Dégel du point d'indice
Et ce lundi 14 mars, l'exécutif s'est aussi engagé à dégeler le point d'indice pour plus de 5 millions de fonctionnaires. Une surprise à deux jours de la journée de mobilisation interprofessionnelle de ce jeudi 17 mars, qui selon les syndicats, promet d'être suivie et de perturber nos services publics - écoles, transports etc.
Reste que cette revalorisation des salaires des agents ne verra pas le jour avant cet été, car son adoption doit passer par une loi de finances rectificative. Amélie de Montchalin, la ministre de la fonction publique, assure aussi se laisser le temps pour mener un cycle de concertation avec les organisations syndicales, pour fixer le montant de cette hausse...
"Ne pas mettre encore de l'essence sur un incendie"
Si le gouvernement met la dernière touche au plan de résilience, il fait savoir qu'il ne repartira pas "dans un quoi qu'il en coûte" comme lors de la pandémie. Le risque serait de déverser des milliards d'euros qui alimenteraient l'augmentation des prix et l'inflation... soit une boucle infernale, plaide-t-il. Non sans ironie, un conseiller ministériel assure " on ne va pas arroser d'essence un incendie ..." . Organisations patronales - Medef en tête - mais aussi syndicales comme la CFDT sont d'ailleurs sur cette ligne.
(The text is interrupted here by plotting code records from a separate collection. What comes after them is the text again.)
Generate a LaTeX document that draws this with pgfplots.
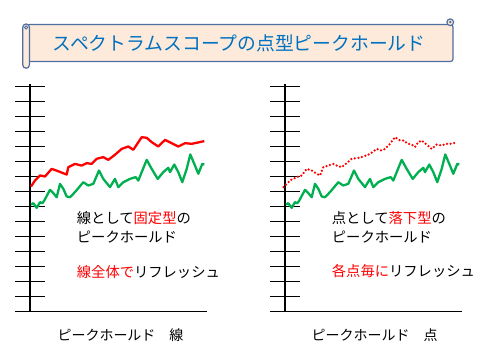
\documentclass[border=0pt]{standalone}
\usepackage{fontspec}
\setmainfont{Noto Sans CJK JP}
\usepackage{pgfplots}
\pgfplotsset{compat=1.18}
\usepackage{pgfplotstable}
\definecolor{pgreen}{HTML}{00B050}
\definecolor{pred}{HTML}{FF0000}
\definecolor{tblue}{HTML}{0070C0}
\definecolor{bfill}{HTML}{FDEADA}
\definecolor{bline}{HTML}{4F6FA0}

\pgfplotstableread{
x y
1 7.13
3.3 7.22
6.7 6.91
10 7.29
12.3 7.22
14.3 7.4
20 8.11
23.3 7.89
26.7 7.62
30 8.51
33.3 8.18
36.7 7.67
40 7.62
45 7.96
53.3 8.62
58.3 8.4
63.3 8.51
69 9.4
73.3 8.84
80 8.29
85 8.84
88.3 8.29
93.3 8.62
100 8.84
105.7 8.96
108.3 8.73
111.7 9.29
116.7 10.11
121.7 9.51
127.7 8.84
133.3 9.29
138.3 9.58
140 9.29
144.3 9.8
148.3 9.29
152.3 8.62
156.7 9.51
160.3 10.47
164.3 9.84
168.3 9.18
172.3 9.84
174.3 9.8
}\greenline

\pgfplotstableread{
x y
1 8.33
5 8.73
10 9.07
15 9.0
21.7 9.51
28.3 9.35
36.7 9.13
38.3 9.62
45 9.84
51.7 9.73
56.7 9.89
61.7 9.84
66.7 10.18
73.3 10.29
78.3 10.11
85 10.45
91.7 10.84
98.3 11.0
103.3 10.78
111.7 11.62
116.7 11.58
121.7 11.29
128.3 11.0
135 11.44
141.7 11.22
148.3 11.0
155 11.22
161.7 11.18
168.3 11.27
174.3 11.36
}\redline

\pgfplotstableread{
x y
-1.5 8.29
5 8.73
11.7 8.96
16.7 9.07
21.7 9.51
26.7 9.4
31.7 9.18
35 9.07
38.3 9.62
43.3 9.73
48.3 9.84
51.7 9.73
56.7 9.62
61.7 9.89
66.7 10.18
73.3 10.24
78.3 10.33
85 10.51
91.7 10.84
96.7 10.73
100 10.84
105 11.18
110 11.62
115 11.4
118.3 11.4
123.3 11.18
126.7 11.13
130 10.96
133.3 11.29
136.7 11.4
141.7 11.13
146.7 10.84
151.7 11.13
156.7 11.07
161.7 11.18
166.7 11.18
171.7 11.29
}\reddots

\pgfplotsset{
  peakax/.style={
    anchor=south west,
    scale only axis, width=192pt, height=228pt,
    xmin=-15, xmax=177, ymin=0, ymax=15.2,
    axis lines=middle,
    axis line style={-, line width=1.8pt, black},
    every inner x axis line/.append style={-},
    every inner y axis line/.append style={-},
    every outer x axis line/.append style={-},
    every outer y axis line/.append style={-},
    xtick=\empty, ytick={1,...,15}, yticklabels={},
    tick align=center, major tick length=30pt,
    every tick/.style={black, line width=1.8pt},
    clip=false,
  }
}

\begin{document}
\begin{tikzpicture}
\path[use as bounding box] (0pt,0pt) rectangle (480pt,360pt);
\fill[white] (0pt,0pt) rectangle (480pt,360pt);

% banner
\draw[bline, line width=1.2pt, fill=bfill, rounded corners=2.5pt] (27pt,335.5pt) rectangle (453pt,298.5pt);
\draw[bline, line width=1.2pt, fill=bfill, rounded corners=3.2pt] (22.8pt,336pt) rectangle (29.4pt,291.8pt);
\draw[bline, line width=0.8pt] (26.1pt,332.5pt) circle (1.6pt);
\draw[bline, line width=1.2pt, fill=bfill, rounded corners=3pt] (447pt,341pt) rectangle (453.5pt,334.5pt);
\fill[bline] (450.2pt,338pt) circle (1.3pt);
\node[text=tblue, inner sep=0pt] at (239pt,317pt) {\fontsize{18.8}{20}\selectfont スペクトラムスコープの点型ピークホールド};

\begin{axis}[peakax, at={(15pt,48.5pt)}]
\addplot[pred, line width=2.3pt, line join=round, mark=none] table {\redline};
\addplot[pgreen, line width=2.3pt, line join=round, mark=none] table {\greenline};
\end{axis}

\begin{axis}[peakax, at={(270pt,48.5pt)}]
\addplot[pred, line width=2.5pt, line cap=round, dash pattern=on 0pt off 3.6pt, mark=none] table {\reddots};
\addplot[pgreen, line width=2.3pt, line join=round, mark=none] table {\greenline};
\end{axis}

\begin{scope}[every node/.style={inner sep=0pt, anchor=west, font=\fontsize{14.3}{16}\selectfont}]
\node at (76.7pt,142pt) {線として\textcolor{pred}{固定型}の};
\node at (76.7pt,123.3pt) {ピークホールド};
\node at (76.7pt,88.3pt) {\textcolor{pred}{線全体で}リフレッシュ};
\node at (331.7pt,142pt) {点として\textcolor{pred}{落下型}の};
\node at (331.7pt,123.3pt) {ピークホールド};
\node at (331.7pt,88.8pt) {\textcolor{pred}{各点毎に}リフレッシュ};
\end{scope}
\node[inner sep=0pt, font=\fontsize{14}{16}\selectfont] at (120.5pt,25pt) {ピークホールド　線};
\node[inner sep=0pt, font=\fontsize{14}{16}\selectfont] at (374.5pt,25pt) {ピークホールド　点};
\end{tikzpicture}
\end{document}
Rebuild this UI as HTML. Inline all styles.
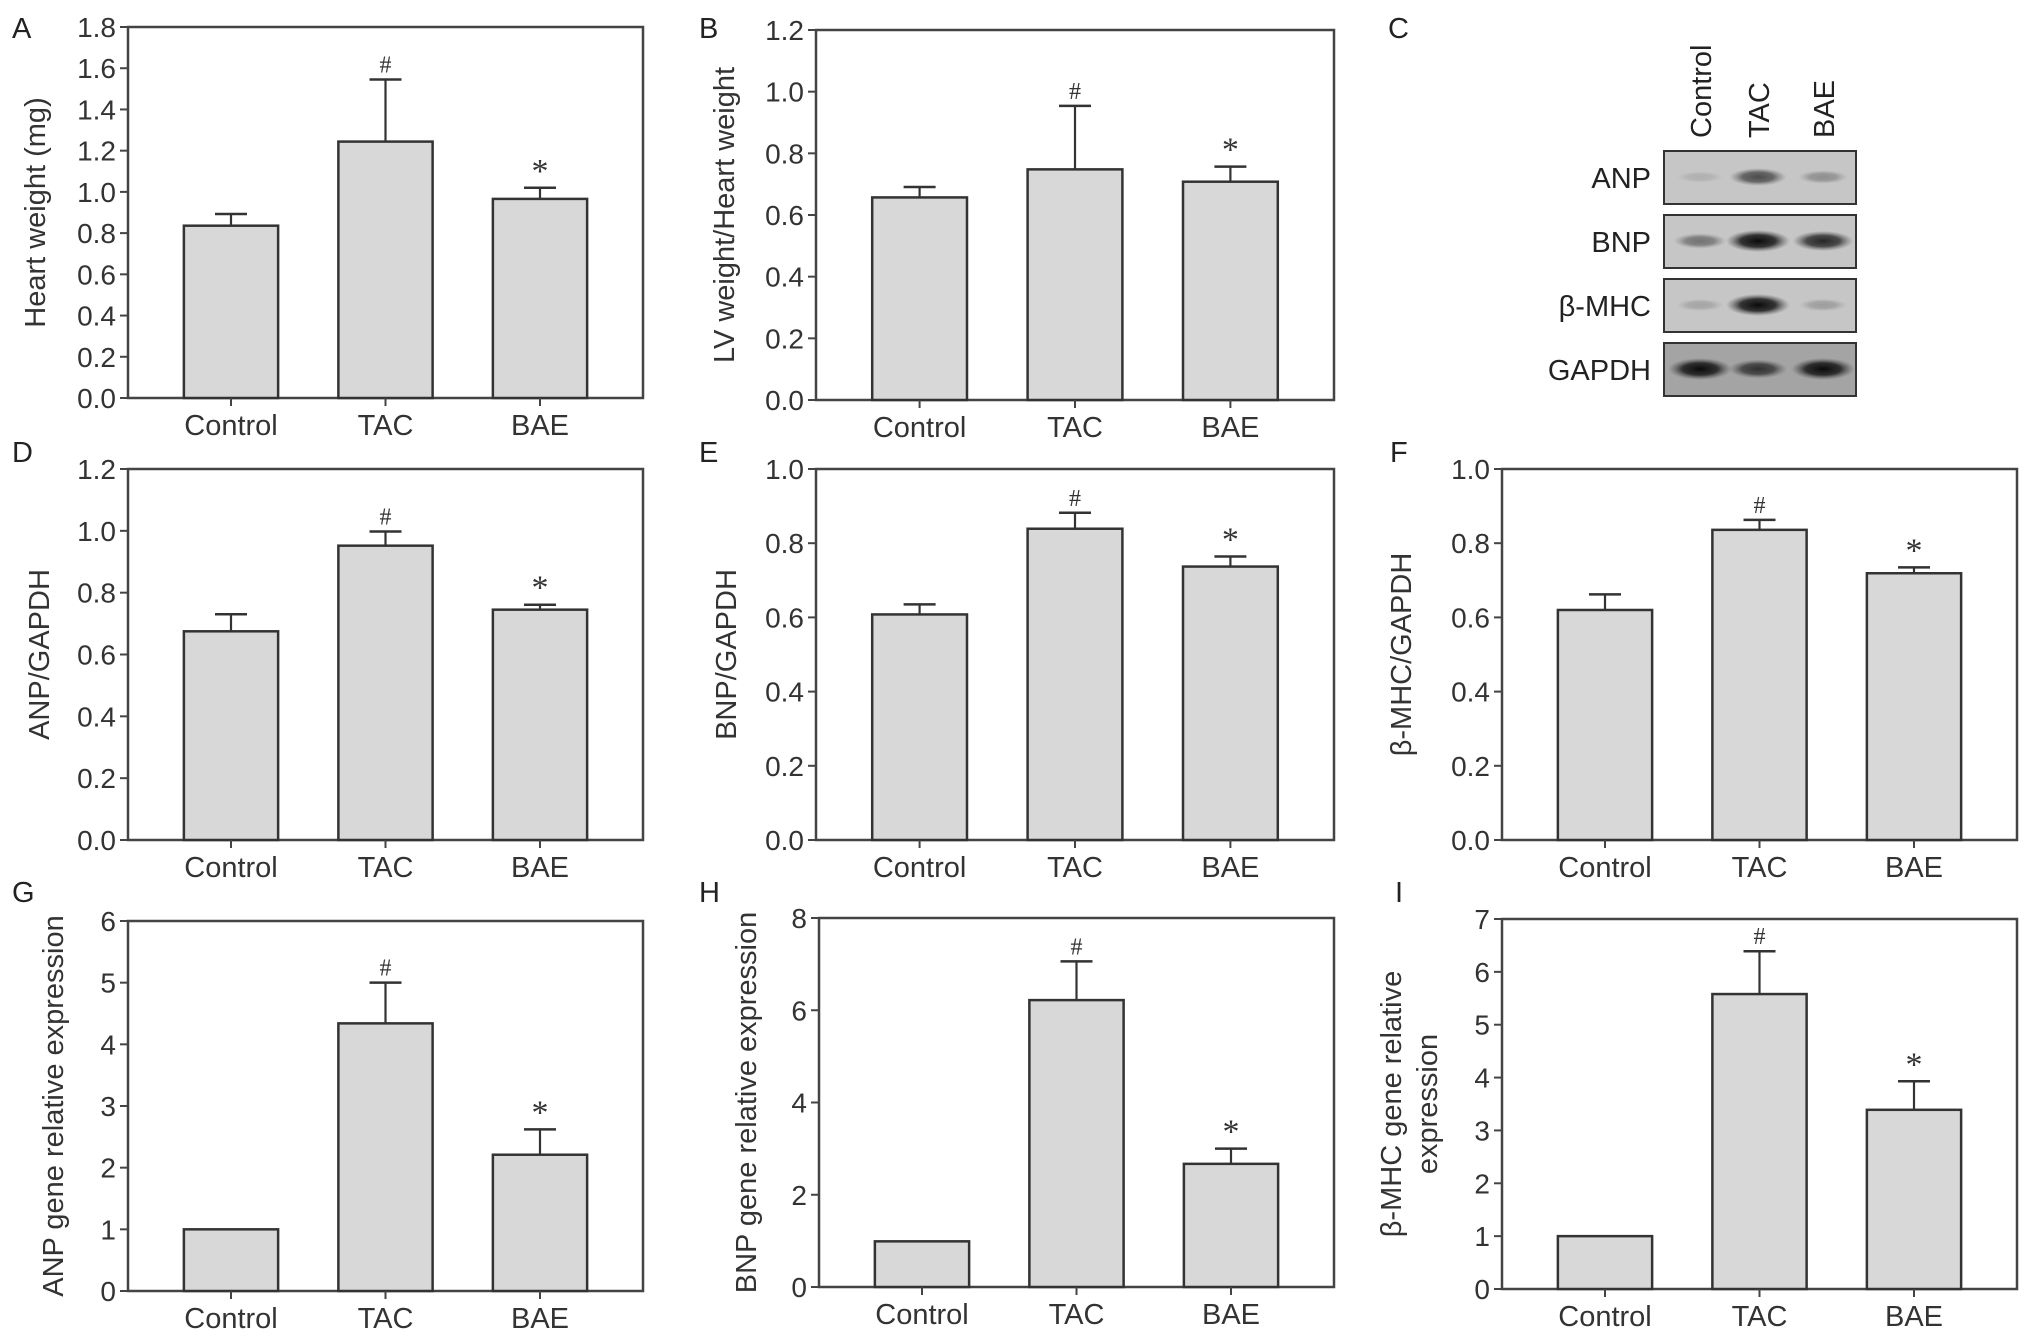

Matignon promet plutôt des aides ciblées, vers les ménages les plus fragiles tout d'abord. Prendront-elles la forme de chèques comme le chèque énergie ? De primes comme la prime inflation de 100 euros versée à près de 38 millions de Français entre décembre et mars ? Pas sûr. Le gouvernement cherche la martingale pour aider les plus gros rouleurs, ceux qui utilisent le plus leur véhicule, notamment pour travailler.
Aides aux ménages mais aussi aux entreprises
Il promet aussi de ne pas oublier les entreprises mais là encore, le soutien promet d'être réservé à celles qui en ont le plus besoin, secteur par secteur. En premier lieu, le gouvernement aidera celles qui sont très dépendantes du carburant. Jean Castex a ainsi déjà cité "le cas des pêcheurs, dont la flotte est très consommatrice en carburant". Ainsi, il pourrait comme il l'a évoqué envisager "un abaissement des charges sociales et portuaires". L'idée d'un bouclier tarifaire - temporaire- comme bénéficient les ménages est aussi à l'étude.
L'objectif de ce plan de résilience est aussi, insiste Matignon, d'orienter les investissements à plus long terme, pour nous rendre "moins dépendants structurellement du gaz russe", c'est-à-dire "plus souverains". C'est aussi un credo répété par Bruno Le Maire, ce mardi, juste avant le démarrage d'un sommet à Bruxelles avec les ministres de l'Economie et des Finances de la zone euro.
Matignon volera aussi aux secours des entreprises très exposées au marché russe, comme Renault, ou Engie.... etc... ou dépendantes, pour leur production, de pièces venant de Russie et d'Ukraine. Selon la CPME, près de 2000 sociétés sont directement exposées à ces marchés. Parmi les mesures souvent évoquées pour les aider : le chômage partiel. Il pourrait faire son grand retour pour les entreprises qui doivent suspendre leurs lignes de production. Si le dispositif est encore en action, le taux de prise en charge a beaucoup baissé. Les organisations patronales demandent au gouvernement de le remonter comme au plus fort de la crise du Covid.
Jean Castex présentera ce mercredi en fin d'après-midi, au cours d'une conférence de presse, ses arbitrages.